GPS Guide – July 25, 2019
OUR FATHER
Thursday
Read: Mark 14:35-36, Romans 8:14-17
35 Going a little farther, he fell to the ground and prayed that if possible the hour might pass from him. 36 “Abba, Father,” he said, “everything is possible for you. Take this cup from me. Yet not what I will, but what you will.” (NIV Mark 14:35-36)
“14 For those who are led by the Spirit of God are the children of God.15 The Spirit you received does not make you slaves, so that you live in fear again; rather, the Spirit you received brought about your adoption to sonship. And by him we cry, “Abba, Father.” 16 The Spirit himself testifies with our spirit that we are God’s children. 17 Now if we are children, then we are heirs—heirs of God and co-heirs with Christ, if indeed we share in his sufferings in order that we may also share in his glory. ” (NIV Romans 8:14-17)
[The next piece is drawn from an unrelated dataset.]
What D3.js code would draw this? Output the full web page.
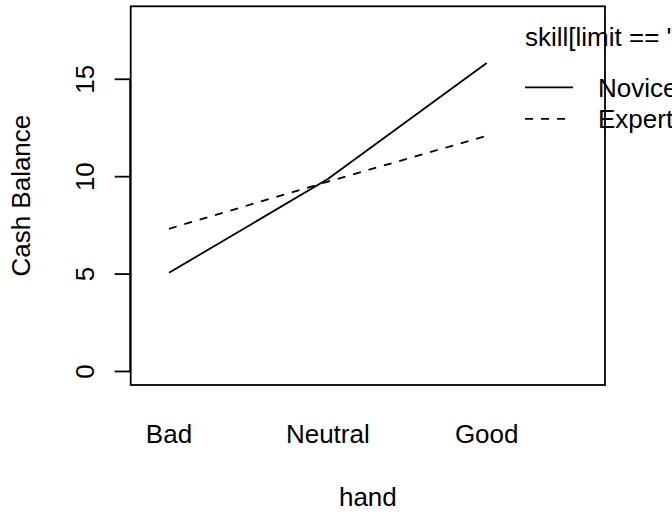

Study: Very few of us know the Aramaic language. In prayer, both Jesus and Paul used one Aramaic word so unique that most English translations retain its Aramaic form: abba. Abba was “a respectful but intimate way to address one’s father. Although a few parables in much later sources compare God with an “abba,” it does not appear in Jewish prayers (unlike “Father”). To our knowledge, this way of directly addressing God seems to have been unique to Jesus Some Christians, chiefly those raised in liturgical churches or on the stately 1611 English of the King James Version of the Bible, see highly formal speech as vital to prayer. (Of course, the King James Version’s English was not stiffly formal in its day— Shakespeare used it in his popular plays.) How does Jesus’ use of an intimate (though respectful) family term to address God challenge the idea that we must be rigidly formal when we pray? On the other hand, learning about abba leads others to move toward a type of “Hey, dude” informality in their prayers. At times that approach loses any sense of awe or respect and begins to treat God as just “one of the gang.” How can you develop an “abba” type of prayer closeness and trust with God that respects him as Creator and Lord, not just a “pal”?
Pray: Dear God, you are my Creator and Lord, always worthy of awe and respect. You are also my abba, loving, caring—and worthy of trust because you are Creator and Lord. Teach me how to live always confident that you are “for” me. Amen.